The then Secretary, Karen Bradley, responded:

“The hon. Lady sets out the figures very powerfully—over 90% of the killings during the troubles were at the hands of terrorists. Every single one of those was a crime. The under 10% that were at the hands of the military and police were not crimes; they were people acting under orders and instructions, fulfilling their duties in a dignified and appropriate way. I look forward to working with her more to ensure that we can deliver the much-needed reforms and changes that we all want to see—[Interruption.]”

Deaths during the Troubles

According to the commonly cited Sutton Index of Deaths (last updated in October 2002), there were 3,532 deaths related to the Troubles between 1969 and 2001. The online index is hosted by the Ulster University’s CAIN project. This information focuses on the deaths that resulted from the conflict in the defined time period from 14 July 1969 to 31 December 2001.

The Sutton index presents the following statistics:

Killings by Military and Paramilitary Groups (1969-2001)
Republican Paramilitary Groups
Irish Republican Army (IRA) (includes 89 by non-specific Republican group since 1970) 1,822
Official Irish Republican Army (OIRA) (includes 3 by non-specific Republican group during 1969) 56
Irish National Liberation Army (INLA) 123
Irish People’s Liberation Organisation (IPLO) 24
Saor Eire (SE) 3
Real Irish Republican Army (rIRA) 29
Total 2,057
Loyalist Paramilitary Groups
Ulster Volunteer Force (UVF) (includes RHC, PAF, and PAG) 483
Ulster Defence Association (UDA) (includes UFF and LRDG) 262
Loyalist Volunteer Force (LVF) 18
Red Hand Defenders (RHD) 8
Non-specific Loyalist group (LOY) 256
Total 1,027
British Forces
British Army (BA) 297
Ulster Defence Regiment (UDR) 8
Royal Ulster Constabulary (RUC) 55
Ulster Special Constabulary (USC) (“B” Specials) 1
Royal Air Force (RAF) 1
British Police 1
Total 363
Irish Forces
Garda Síochána 4
Irish Army 1
Total 5
Others (Unable or impossible to identify killing group)
Total 80
Cumulative Total (1969 to 31 December 2001)
Total 3,532

The figures for killings by Republican and Loyalist paramilitary groups make up 3,084 of the 3,532 analysed by Sutton: 87.3%. A further 368 deaths were attributed to British and Irish Forces (10.4%), with 80 cases (2.3%) where Sutton was “unable or impossible to identify killing group”.

Collusion

The Sutton Index above does not take into account cases whereby collusion has been established between paramilitary organisations and British state forces. Responsibility for many of these killings is still disputed.

However, collusion has been identified and confirmed in some cases. For example, in 1996 the Cassel Report reported the findings from a panel of independent international experts, chaired by Prof.

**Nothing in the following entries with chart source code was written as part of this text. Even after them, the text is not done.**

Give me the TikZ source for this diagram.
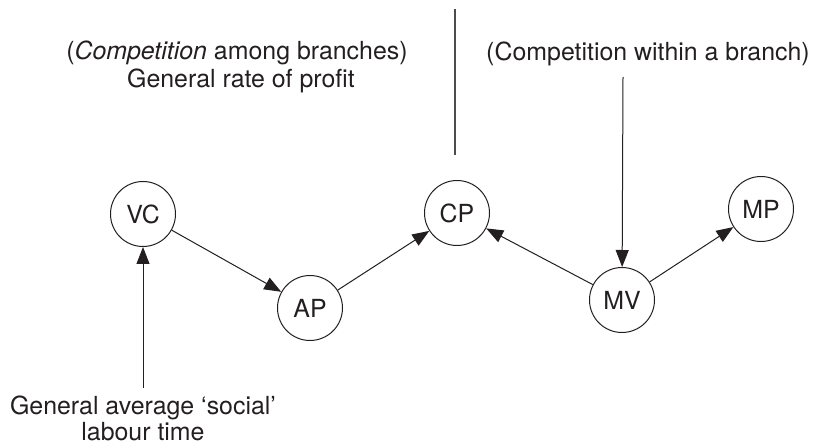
\documentclass[tikz,border=0pt]{standalone}
\usepackage{fontspec}
\setmainfont{TeX Gyre Heros}
\usetikzlibrary{arrows.meta}
\definecolor{ink}{HTML}{231F20}
\begin{document}
\begin{tikzpicture}[x=1bp,y=-1bp,
  every node/.style={text=ink,font=\fontsize{25}{29}\selectfont},
  state/.style={circle,draw=ink,line width=1bp,minimum size=65bp,inner sep=0pt},
  lbl/.style={anchor=base,inner sep=0pt},
  arr/.style={draw=ink,line width=1bp,-{Triangle[length=17bp,width=13bp]},shorten >=0pt},
  plain/.style={draw=black!70,line width=1.2bp}]
\useasboundingbox (0,0) rectangle (819,446);
% states
\node[state] (VC) at (143,214) {VC};
\node[state] (AP) at (310,308) {AP};
\node[state] (CP) at (457,213) {CP};
\node[state] (MV) at (622,300) {MV};
\node[state] (MP) at (761,209) {MP};
% labels
\node[lbl] (amongA) at (237,60) {(\textit{Competition} among branches)};
\node[lbl] (amongB) at (241,88) {General rate of profit};
\node[lbl] (within) at (648,61) {(Competition within a branch)};
\node[lbl] (socA) at (143,414) {General average ‘social’};
\node[lbl] (socB) at (143,440) {labour time};
% free ends
\coordinate (topA) at (455,9);
\coordinate (topB) at (455,155);
\coordinate (mvin) at (623,77);
\coordinate (vcin) at (143,388);
% connectors
\draw[plain] (topA) -- (topB);
\draw[arr] (VC) -- (AP);
\draw[arr] (AP) -- (CP);
\draw[arr] (MV) -- (CP);
\draw[arr] (MV) -- (MP);
\draw[arr] (mvin) -- (MV);
\draw[arr] (vcin) -- (VC);
\end{tikzpicture}
\end{document}
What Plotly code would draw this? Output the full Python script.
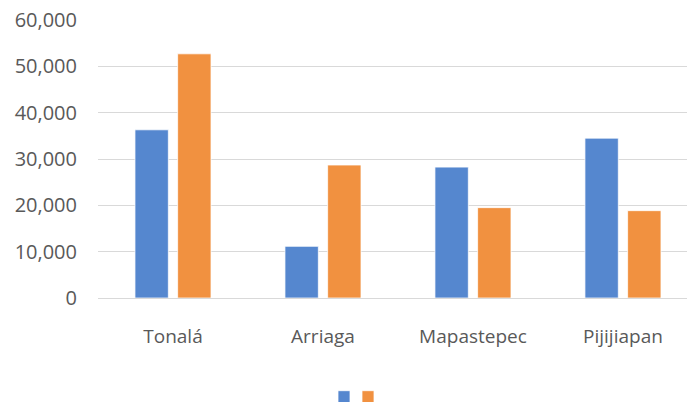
import plotly.graph_objects as go

categories = ["Tonalá", "Arriaga", "Mapastepec", "Pijijiapan"]
series_a = [36300, 11150, 28250, 34500]
series_b = [52700, 28700, 19500, 18850]
y_ticks = [0, 10000, 20000, 30000, 40000, 50000, 60000]

BLUE = "rgb(85,135,207)"
ORANGE = "rgb(241,145,64)"
FONT = "Open Sans"

fig = go.Figure()
fig.add_trace(go.Bar(x=categories, y=series_a, name="", legend="legend",
                     marker=dict(color=BLUE, line=dict(color="white", width=0.75))))
fig.add_trace(go.Bar(x=categories, y=series_b, name="", legend="legend2",
                     marker=dict(color=ORANGE, line=dict(color="white", width=0.75))))

leg_common = dict(orientation="h", yanchor="middle", xanchor="left", y=-0.355,
                  bgcolor="rgba(0,0,0,0)", font=dict(size=12))
fig.update_layout(
    width=687, height=402,
    margin=dict(l=98, r=0, t=20, b=104, autoexpand=False),
    paper_bgcolor="white", plot_bgcolor="white",
    barmode="group", bargap=0.431, bargroupgap=0.218,
    font=dict(family=FONT, size=19, color="#595959"),
    showlegend=True,
    legend=dict(x=(344 - 98 - 20) / 589, **leg_common),
    legend2=dict(x=(368 - 98 - 20) / 589, **leg_common),
)
fig.update_xaxes(range=[-0.5, 3.427], showgrid=False, showline=False, ticks="",
                 ticklabelstandoff=25, automargin=False)
fig.update_yaxes(range=[0, 60000], tickvals=y_ticks, tickformat=",", showgrid=True,
                 gridcolor="#D9D9D9", gridwidth=1, zeroline=True, zerolinecolor="#D9D9D9",
                 zerolinewidth=1, ticks="", ticklabelstandoff=20, showline=False,
                 automargin=False, tickfont=dict(size=20))

fig.write_html("out.html", config={"displayModeBar": False},
               post_script="document.body.style.margin='0';document.body.style.overflow='hidden';")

Cassel, of evidence of collusion by agents of the British government in the murders of 74 members of the Catholic community in Northern Ireland during the 1970s. The panel examined 25 cases of suspected loyalist paramilitary violence (involving 76 murders and some attempted murders) in Northern Ireland during 1972-77. In 24 of the 25 cases, involving 74 of the 76 murders, evidence suggested collusion by members of the Royal Ulster Constabulary (RUC) or the Ulster Defense Regiment (UDR).

Taking the Cassel Report findings on collusion (76) into account, the number of killings by paramilitary groups decreases by 2.2%, resulting in an overall figure of 3,532 (85.1%) in the period covered by the Sutton Index.

Summary

There were a total of 3,532 deaths recorded during the period referred to as the Troubles. The claim that 90% of the killings were perpetrated by paramilitaries is rounded up from 87.2% (using the Sutton Index as a source of classification) and is imprecise as it does not take into consideration those killings by Irish forces, killings which were perpetrated by “unknown” groups, and killings in which collusion has subsequently been identified. A more accurate, rounded figure for paramilitary deaths is 85%; however, this figure may change if further evidence about collusion or misidentification comes to light.